SHORT EXERCISE: Write out all the lines again, precisely as they stand, but without the images.

::: DATA PROVIDED

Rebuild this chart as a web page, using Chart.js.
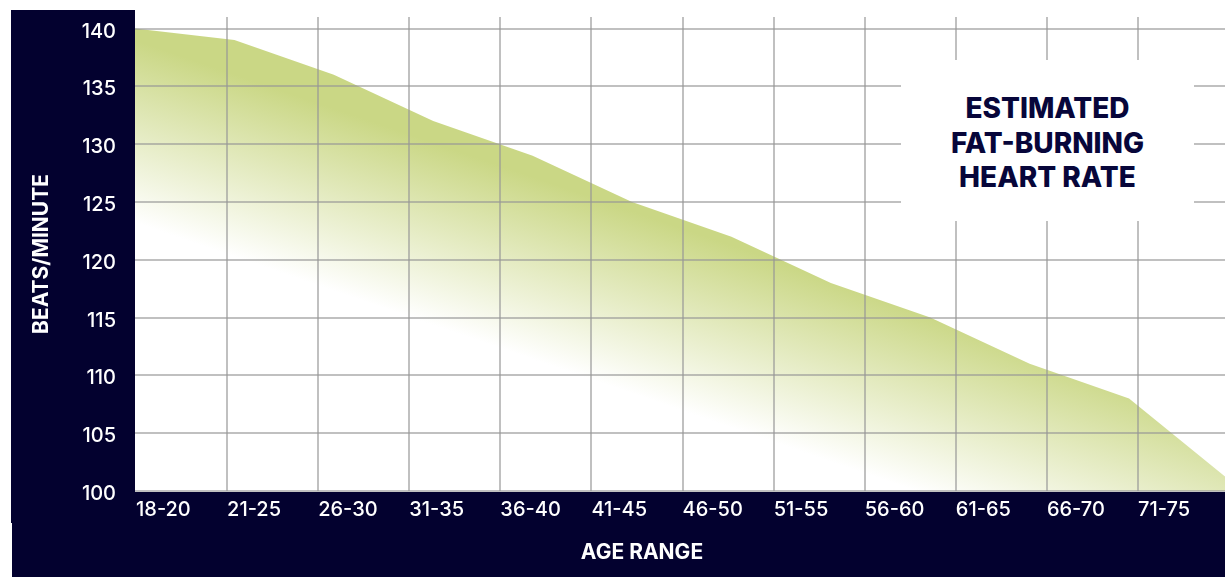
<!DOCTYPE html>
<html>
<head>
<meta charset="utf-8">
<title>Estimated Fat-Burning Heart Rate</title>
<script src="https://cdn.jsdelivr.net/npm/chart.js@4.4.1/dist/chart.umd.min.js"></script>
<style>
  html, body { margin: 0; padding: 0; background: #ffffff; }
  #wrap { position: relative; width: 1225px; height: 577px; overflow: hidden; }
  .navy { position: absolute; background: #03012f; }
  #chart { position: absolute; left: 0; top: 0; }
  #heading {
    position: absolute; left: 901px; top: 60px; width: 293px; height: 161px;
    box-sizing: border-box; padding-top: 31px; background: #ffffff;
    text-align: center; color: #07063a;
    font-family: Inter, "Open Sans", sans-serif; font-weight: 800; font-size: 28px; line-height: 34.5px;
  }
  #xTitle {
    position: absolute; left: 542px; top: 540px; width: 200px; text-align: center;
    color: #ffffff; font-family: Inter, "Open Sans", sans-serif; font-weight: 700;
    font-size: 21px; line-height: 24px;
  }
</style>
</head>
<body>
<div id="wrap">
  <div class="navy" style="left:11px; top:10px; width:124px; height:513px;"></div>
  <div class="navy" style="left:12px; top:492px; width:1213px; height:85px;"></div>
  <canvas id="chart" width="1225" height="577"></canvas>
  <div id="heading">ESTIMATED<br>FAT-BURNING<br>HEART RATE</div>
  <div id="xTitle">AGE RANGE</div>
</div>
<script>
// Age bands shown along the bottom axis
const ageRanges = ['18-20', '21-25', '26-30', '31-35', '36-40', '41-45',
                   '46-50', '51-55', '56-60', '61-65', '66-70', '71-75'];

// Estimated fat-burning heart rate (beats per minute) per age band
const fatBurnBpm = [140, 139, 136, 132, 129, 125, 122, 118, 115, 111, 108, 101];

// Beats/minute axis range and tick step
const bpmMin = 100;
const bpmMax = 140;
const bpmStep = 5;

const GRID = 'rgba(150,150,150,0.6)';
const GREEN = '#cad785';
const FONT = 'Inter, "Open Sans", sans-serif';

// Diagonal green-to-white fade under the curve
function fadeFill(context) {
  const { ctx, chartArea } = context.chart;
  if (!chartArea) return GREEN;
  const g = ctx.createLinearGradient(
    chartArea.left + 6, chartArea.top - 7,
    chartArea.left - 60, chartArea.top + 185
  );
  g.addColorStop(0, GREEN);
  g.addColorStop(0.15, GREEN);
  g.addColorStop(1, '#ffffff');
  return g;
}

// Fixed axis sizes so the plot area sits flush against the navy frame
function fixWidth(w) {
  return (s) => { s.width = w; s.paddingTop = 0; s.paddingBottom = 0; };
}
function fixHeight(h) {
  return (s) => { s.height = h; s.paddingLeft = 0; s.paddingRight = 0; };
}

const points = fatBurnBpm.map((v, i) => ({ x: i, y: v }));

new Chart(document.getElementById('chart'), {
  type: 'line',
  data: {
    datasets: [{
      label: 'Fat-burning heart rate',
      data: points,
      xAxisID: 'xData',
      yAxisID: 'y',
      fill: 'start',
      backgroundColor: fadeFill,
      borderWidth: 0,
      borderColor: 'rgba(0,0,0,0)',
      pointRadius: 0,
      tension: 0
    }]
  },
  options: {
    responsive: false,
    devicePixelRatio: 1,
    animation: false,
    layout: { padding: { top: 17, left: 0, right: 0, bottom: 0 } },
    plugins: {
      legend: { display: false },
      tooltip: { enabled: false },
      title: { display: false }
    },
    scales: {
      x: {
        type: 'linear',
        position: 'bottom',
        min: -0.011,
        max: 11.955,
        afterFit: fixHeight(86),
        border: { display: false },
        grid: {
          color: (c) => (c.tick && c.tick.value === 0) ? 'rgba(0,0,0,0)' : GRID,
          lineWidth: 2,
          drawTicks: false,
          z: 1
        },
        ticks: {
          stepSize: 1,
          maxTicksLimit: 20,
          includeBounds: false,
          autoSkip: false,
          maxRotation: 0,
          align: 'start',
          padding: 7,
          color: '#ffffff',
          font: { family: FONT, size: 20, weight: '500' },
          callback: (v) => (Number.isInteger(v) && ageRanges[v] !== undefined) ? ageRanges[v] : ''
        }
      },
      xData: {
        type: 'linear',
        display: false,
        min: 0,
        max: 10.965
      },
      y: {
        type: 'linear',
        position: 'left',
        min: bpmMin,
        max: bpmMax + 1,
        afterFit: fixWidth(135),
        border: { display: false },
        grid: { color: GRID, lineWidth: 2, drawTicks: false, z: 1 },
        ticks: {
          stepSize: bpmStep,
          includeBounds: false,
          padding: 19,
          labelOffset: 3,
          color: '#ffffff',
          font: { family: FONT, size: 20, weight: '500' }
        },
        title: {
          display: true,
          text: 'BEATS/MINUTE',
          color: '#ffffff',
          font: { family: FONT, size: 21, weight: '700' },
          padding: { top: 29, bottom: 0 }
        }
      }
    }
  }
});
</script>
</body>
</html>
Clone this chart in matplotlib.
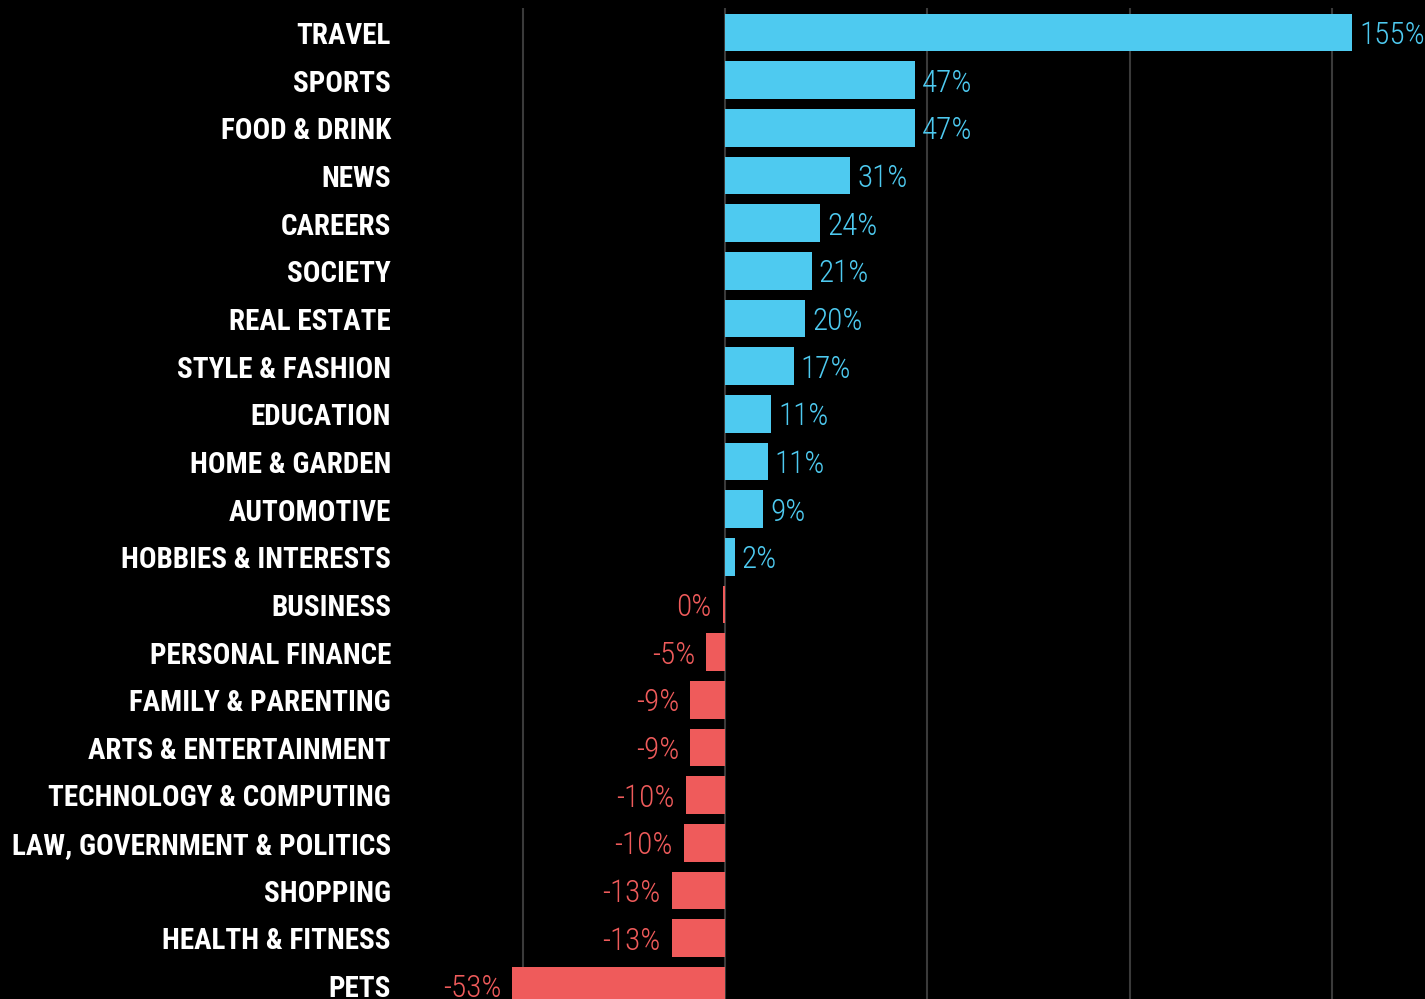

::::::

OUTPUT OF THE TASK:
Rebuild this chart as a web page, using Chart.js.
<!DOCTYPE html>
<html>
<head>
<meta charset="utf-8">
<title>Estimated Fat-Burning Heart Rate</title>
<script src="https://cdn.jsdelivr.net/npm/chart.js@4.4.1/dist/chart.umd.min.js"></script>
<style>
  html, body { margin: 0; padding: 0; background: #ffffff; }
  #wrap { position: relative; width: 1225px; height: 577px; overflow: hidden; }
  .navy { position: absolute; background: #03012f; }
  #chart { position: absolute; left: 0; top: 0; }
  #heading {
    position: absolute; left: 901px; top: 60px; width: 293px; height: 161px;
    box-sizing: border-box; padding-top: 31px; background: #ffffff;
    text-align: center; color: #07063a;
    font-family: Inter, "Open Sans", sans-serif; font-weight: 800; font-size: 28px; line-height: 34.5px;
  }
  #xTitle {
    position: absolute; left: 542px; top: 540px; width: 200px; text-align: center;
    color: #ffffff; font-family: Inter, "Open Sans", sans-serif; font-weight: 700;
    font-size: 21px; line-height: 24px;
  }
</style>
</head>
<body>
<div id="wrap">
  <div class="navy" style="left:11px; top:10px; width:124px; height:513px;"></div>
  <div class="navy" style="left:12px; top:492px; width:1213px; height:85px;"></div>
  <canvas id="chart" width="1225" height="577"></canvas>
  <div id="heading">ESTIMATED<br>FAT-BURNING<br>HEART RATE</div>
  <div id="xTitle">AGE RANGE</div>
</div>
<script>
// Age bands shown along the bottom axis
const ageRanges = ['18-20', '21-25', '26-30', '31-35', '36-40', '41-45',
                   '46-50', '51-55', '56-60', '61-65', '66-70', '71-75'];

// Estimated fat-burning heart rate (beats per minute) per age band
const fatBurnBpm = [140, 139, 136, 132, 129, 125, 122, 118, 115, 111, 108, 101];

// Beats/minute axis range and tick step
const bpmMin = 100;
const bpmMax = 140;
const bpmStep = 5;

const GRID = 'rgba(150,150,150,0.6)';
const GREEN = '#cad785';
const FONT = 'Inter, "Open Sans", sans-serif';

// Diagonal green-to-white fade under the curve
function fadeFill(context) {
  const { ctx, chartArea } = context.chart;
  if (!chartArea) return GREEN;
  const g = ctx.createLinearGradient(
    chartArea.left + 6, chartArea.top - 7,
    chartArea.left - 60, chartArea.top + 185
  );
  g.addColorStop(0, GREEN);
  g.addColorStop(0.15, GREEN);
  g.addColorStop(1, '#ffffff');
  return g;
}

// Fixed axis sizes so the plot area sits flush against the navy frame
function fixWidth(w) {
  return (s) => { s.width = w; s.paddingTop = 0; s.paddingBottom = 0; };
}
function fixHeight(h) {
  return (s) => { s.height = h; s.paddingLeft = 0; s.paddingRight = 0; };
}

const points = fatBurnBpm.map((v, i) => ({ x: i, y: v }));

new Chart(document.getElementById('chart'), {
  type: 'line',
  data: {
    datasets: [{
      label: 'Fat-burning heart rate',
      data: points,
      xAxisID: 'xData',
      yAxisID: 'y',
      fill: 'start',
      backgroundColor: fadeFill,
      borderWidth: 0,
      borderColor: 'rgba(0,0,0,0)',
      pointRadius: 0,
      tension: 0
    }]
  },
  options: {
    responsive: false,
    devicePixelRatio: 1,
    animation: false,
    layout: { padding: { top: 17, left: 0, right: 0, bottom: 0 } },
    plugins: {
      legend: { display: false },
      tooltip: { enabled: false },
      title: { display: false }
    },
    scales: {
      x: {
        type: 'linear',
        position: 'bottom',
        min: -0.011,
        max: 11.955,
        afterFit: fixHeight(86),
        border: { display: false },
        grid: {
          color: (c) => (c.tick && c.tick.value === 0) ? 'rgba(0,0,0,0)' : GRID,
          lineWidth: 2,
          drawTicks: false,
          z: 1
        },
        ticks: {
          stepSize: 1,
          maxTicksLimit: 20,
          includeBounds: false,
          autoSkip: false,
          maxRotation: 0,
          align: 'start',
          padding: 7,
          color: '#ffffff',
          font: { family: FONT, size: 20, weight: '500' },
          callback: (v) => (Number.isInteger(v) && ageRanges[v] !== undefined) ? ageRanges[v] : ''
        }
      },
      xData: {
        type: 'linear',
        display: false,
        min: 0,
        max: 10.965
      },
      y: {
        type: 'linear',
        position: 'left',
        min: bpmMin,
        max: bpmMax + 1,
        afterFit: fixWidth(135),
        border: { display: false },
        grid: { color: GRID, lineWidth: 2, drawTicks: false, z: 1 },
        ticks: {
          stepSize: bpmStep,
          includeBounds: false,
          padding: 19,
          labelOffset: 3,
          color: '#ffffff',
          font: { family: FONT, size: 20, weight: '500' }
        },
        title: {
          display: true,
          text: 'BEATS/MINUTE',
          color: '#ffffff',
          font: { family: FONT, size: 21, weight: '700' },
          padding: { top: 29, bottom: 0 }
        }
      }
    }
  }
});
</script>
</body>
</html>
Clone this chart in matplotlib.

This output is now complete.